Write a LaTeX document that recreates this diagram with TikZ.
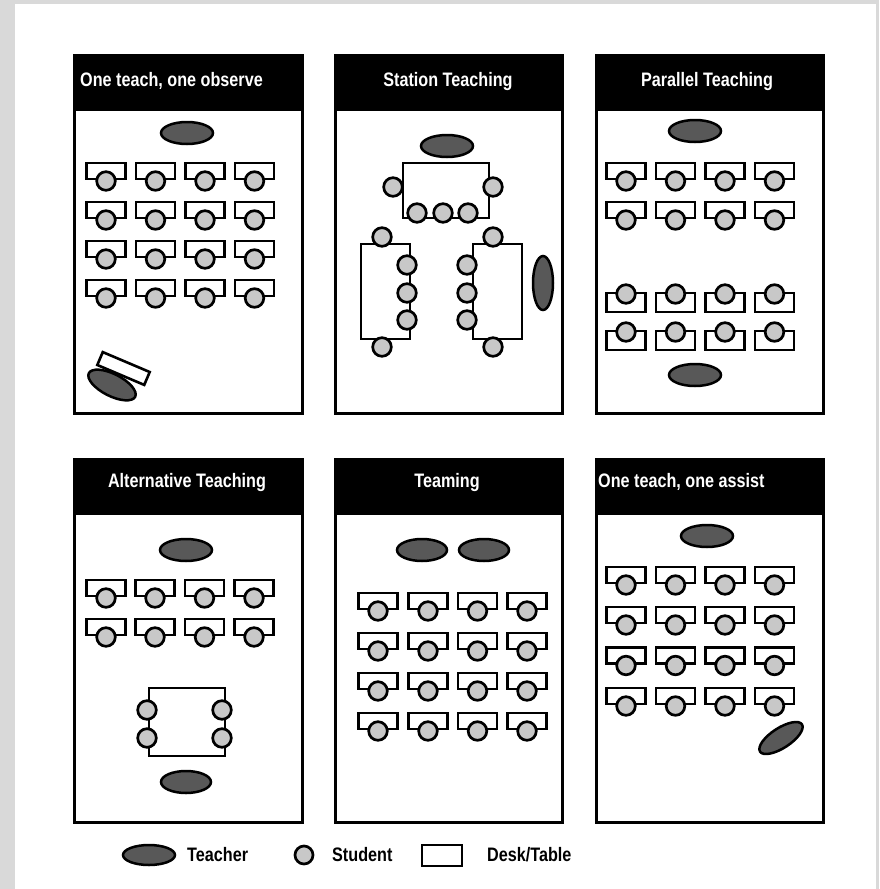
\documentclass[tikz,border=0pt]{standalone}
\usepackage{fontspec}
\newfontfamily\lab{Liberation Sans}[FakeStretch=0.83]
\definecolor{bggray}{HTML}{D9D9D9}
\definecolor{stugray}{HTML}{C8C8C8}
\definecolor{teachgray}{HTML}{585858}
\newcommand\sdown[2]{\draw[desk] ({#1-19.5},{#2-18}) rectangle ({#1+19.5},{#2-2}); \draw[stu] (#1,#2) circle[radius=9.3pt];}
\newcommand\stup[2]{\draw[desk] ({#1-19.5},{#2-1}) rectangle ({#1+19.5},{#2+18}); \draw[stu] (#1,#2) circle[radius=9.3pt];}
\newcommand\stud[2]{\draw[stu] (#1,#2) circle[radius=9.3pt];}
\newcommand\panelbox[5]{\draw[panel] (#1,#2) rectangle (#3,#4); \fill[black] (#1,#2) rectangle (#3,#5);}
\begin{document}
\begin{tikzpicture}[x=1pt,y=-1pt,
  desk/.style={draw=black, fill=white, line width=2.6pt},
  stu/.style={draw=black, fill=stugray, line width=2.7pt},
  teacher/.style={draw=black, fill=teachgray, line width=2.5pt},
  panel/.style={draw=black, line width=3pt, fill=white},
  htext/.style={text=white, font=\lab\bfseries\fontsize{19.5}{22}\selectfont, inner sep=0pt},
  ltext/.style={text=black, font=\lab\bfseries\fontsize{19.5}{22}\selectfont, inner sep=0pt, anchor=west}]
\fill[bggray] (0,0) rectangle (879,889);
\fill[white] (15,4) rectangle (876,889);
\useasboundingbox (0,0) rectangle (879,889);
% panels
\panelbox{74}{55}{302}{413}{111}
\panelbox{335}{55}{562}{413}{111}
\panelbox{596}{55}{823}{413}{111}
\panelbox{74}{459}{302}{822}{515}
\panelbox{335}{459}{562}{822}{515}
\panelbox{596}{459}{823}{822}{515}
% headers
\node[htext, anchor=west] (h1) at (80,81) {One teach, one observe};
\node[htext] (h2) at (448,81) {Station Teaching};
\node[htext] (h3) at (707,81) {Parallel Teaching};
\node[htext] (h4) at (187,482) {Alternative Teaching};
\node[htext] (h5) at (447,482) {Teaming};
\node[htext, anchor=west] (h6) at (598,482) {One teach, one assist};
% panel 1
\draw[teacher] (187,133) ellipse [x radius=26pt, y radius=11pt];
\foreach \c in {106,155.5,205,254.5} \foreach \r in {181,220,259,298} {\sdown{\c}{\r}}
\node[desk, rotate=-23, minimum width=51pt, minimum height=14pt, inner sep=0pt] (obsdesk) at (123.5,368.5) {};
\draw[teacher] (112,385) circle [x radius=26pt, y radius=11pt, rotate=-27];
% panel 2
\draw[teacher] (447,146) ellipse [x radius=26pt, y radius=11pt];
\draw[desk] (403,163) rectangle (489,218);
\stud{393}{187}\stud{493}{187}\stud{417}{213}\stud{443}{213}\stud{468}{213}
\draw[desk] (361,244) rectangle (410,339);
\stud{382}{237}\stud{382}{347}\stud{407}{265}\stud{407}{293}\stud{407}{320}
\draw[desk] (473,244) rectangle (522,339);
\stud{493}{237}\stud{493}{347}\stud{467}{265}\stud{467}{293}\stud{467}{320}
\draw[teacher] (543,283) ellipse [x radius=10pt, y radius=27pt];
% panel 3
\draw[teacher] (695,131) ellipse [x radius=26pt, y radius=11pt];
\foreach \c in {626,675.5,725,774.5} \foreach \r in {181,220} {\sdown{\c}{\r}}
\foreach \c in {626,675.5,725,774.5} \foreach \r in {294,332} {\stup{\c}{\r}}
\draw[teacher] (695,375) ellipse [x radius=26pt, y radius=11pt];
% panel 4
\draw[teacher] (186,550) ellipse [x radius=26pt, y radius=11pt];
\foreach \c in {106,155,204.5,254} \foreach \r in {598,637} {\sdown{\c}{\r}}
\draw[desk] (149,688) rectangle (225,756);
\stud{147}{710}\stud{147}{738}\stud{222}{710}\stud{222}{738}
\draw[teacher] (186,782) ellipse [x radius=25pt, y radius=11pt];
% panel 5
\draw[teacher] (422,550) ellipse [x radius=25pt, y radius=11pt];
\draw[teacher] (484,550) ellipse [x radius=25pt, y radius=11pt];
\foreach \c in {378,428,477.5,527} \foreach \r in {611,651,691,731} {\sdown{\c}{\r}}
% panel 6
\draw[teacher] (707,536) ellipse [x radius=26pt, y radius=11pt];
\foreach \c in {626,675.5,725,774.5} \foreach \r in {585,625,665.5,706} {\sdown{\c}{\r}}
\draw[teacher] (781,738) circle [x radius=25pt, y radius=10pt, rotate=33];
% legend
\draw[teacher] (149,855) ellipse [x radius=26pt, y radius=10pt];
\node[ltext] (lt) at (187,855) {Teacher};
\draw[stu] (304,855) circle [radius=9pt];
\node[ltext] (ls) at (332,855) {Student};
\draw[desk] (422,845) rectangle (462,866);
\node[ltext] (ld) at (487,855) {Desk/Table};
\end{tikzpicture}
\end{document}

▸ **PROBLEM REQUIREMENTS**:
Copy the material above in full and exactly, skipping pictures.

▸ **EXERCISE RESPONSE**:
Write a LaTeX document that recreates this diagram with TikZ.
\documentclass[tikz,border=0pt]{standalone}
\usepackage{fontspec}
\newfontfamily\lab{Liberation Sans}[FakeStretch=0.83]
\definecolor{bggray}{HTML}{D9D9D9}
\definecolor{stugray}{HTML}{C8C8C8}
\definecolor{teachgray}{HTML}{585858}
\newcommand\sdown[2]{\draw[desk] ({#1-19.5},{#2-18}) rectangle ({#1+19.5},{#2-2}); \draw[stu] (#1,#2) circle[radius=9.3pt];}
\newcommand\stup[2]{\draw[desk] ({#1-19.5},{#2-1}) rectangle ({#1+19.5},{#2+18}); \draw[stu] (#1,#2) circle[radius=9.3pt];}
\newcommand\stud[2]{\draw[stu] (#1,#2) circle[radius=9.3pt];}
\newcommand\panelbox[5]{\draw[panel] (#1,#2) rectangle (#3,#4); \fill[black] (#1,#2) rectangle (#3,#5);}
\begin{document}
\begin{tikzpicture}[x=1pt,y=-1pt,
  desk/.style={draw=black, fill=white, line width=2.6pt},
  stu/.style={draw=black, fill=stugray, line width=2.7pt},
  teacher/.style={draw=black, fill=teachgray, line width=2.5pt},
  panel/.style={draw=black, line width=3pt, fill=white},
  htext/.style={text=white, font=\lab\bfseries\fontsize{19.5}{22}\selectfont, inner sep=0pt},
  ltext/.style={text=black, font=\lab\bfseries\fontsize{19.5}{22}\selectfont, inner sep=0pt, anchor=west}]
\fill[bggray] (0,0) rectangle (879,889);
\fill[white] (15,4) rectangle (876,889);
\useasboundingbox (0,0) rectangle (879,889);
% panels
\panelbox{74}{55}{302}{413}{111}
\panelbox{335}{55}{562}{413}{111}
\panelbox{596}{55}{823}{413}{111}
\panelbox{74}{459}{302}{822}{515}
\panelbox{335}{459}{562}{822}{515}
\panelbox{596}{459}{823}{822}{515}
% headers
\node[htext, anchor=west] (h1) at (80,81) {One teach, one observe};
\node[htext] (h2) at (448,81) {Station Teaching};
\node[htext] (h3) at (707,81) {Parallel Teaching};
\node[htext] (h4) at (187,482) {Alternative Teaching};
\node[htext] (h5) at (447,482) {Teaming};
\node[htext, anchor=west] (h6) at (598,482) {One teach, one assist};
% panel 1
\draw[teacher] (187,133) ellipse [x radius=26pt, y radius=11pt];
\foreach \c in {106,155.5,205,254.5} \foreach \r in {181,220,259,298} {\sdown{\c}{\r}}
\node[desk, rotate=-23, minimum width=51pt, minimum height=14pt, inner sep=0pt] (obsdesk) at (123.5,368.5) {};
\draw[teacher] (112,385) circle [x radius=26pt, y radius=11pt, rotate=-27];
% panel 2
\draw[teacher] (447,146) ellipse [x radius=26pt, y radius=11pt];
\draw[desk] (403,163) rectangle (489,218);
\stud{393}{187}\stud{493}{187}\stud{417}{213}\stud{443}{213}\stud{468}{213}
\draw[desk] (361,244) rectangle (410,339);
\stud{382}{237}\stud{382}{347}\stud{407}{265}\stud{407}{293}\stud{407}{320}
\draw[desk] (473,244) rectangle (522,339);
\stud{493}{237}\stud{493}{347}\stud{467}{265}\stud{467}{293}\stud{467}{320}
\draw[teacher] (543,283) ellipse [x radius=10pt, y radius=27pt];
% panel 3
\draw[teacher] (695,131) ellipse [x radius=26pt, y radius=11pt];
\foreach \c in {626,675.5,725,774.5} \foreach \r in {181,220} {\sdown{\c}{\r}}
\foreach \c in {626,675.5,725,774.5} \foreach \r in {294,332} {\stup{\c}{\r}}
\draw[teacher] (695,375) ellipse [x radius=26pt, y radius=11pt];
% panel 4
\draw[teacher] (186,550) ellipse [x radius=26pt, y radius=11pt];
\foreach \c in {106,155,204.5,254} \foreach \r in {598,637} {\sdown{\c}{\r}}
\draw[desk] (149,688) rectangle (225,756);
\stud{147}{710}\stud{147}{738}\stud{222}{710}\stud{222}{738}
\draw[teacher] (186,782) ellipse [x radius=25pt, y radius=11pt];
% panel 5
\draw[teacher] (422,550) ellipse [x radius=25pt, y radius=11pt];
\draw[teacher] (484,550) ellipse [x radius=25pt, y radius=11pt];
\foreach \c in {378,428,477.5,527} \foreach \r in {611,651,691,731} {\sdown{\c}{\r}}
% panel 6
\draw[teacher] (707,536) ellipse [x radius=26pt, y radius=11pt];
\foreach \c in {626,675.5,725,774.5} \foreach \r in {585,625,665.5,706} {\sdown{\c}{\r}}
\draw[teacher] (781,738) circle [x radius=25pt, y radius=10pt, rotate=33];
% legend
\draw[teacher] (149,855) ellipse [x radius=26pt, y radius=10pt];
\node[ltext] (lt) at (187,855) {Teacher};
\draw[stu] (304,855) circle [radius=9pt];
\node[ltext] (ls) at (332,855) {Student};
\draw[desk] (422,845) rectangle (462,866);
\node[ltext] (ld) at (487,855) {Desk/Table};
\end{tikzpicture}
\end{document}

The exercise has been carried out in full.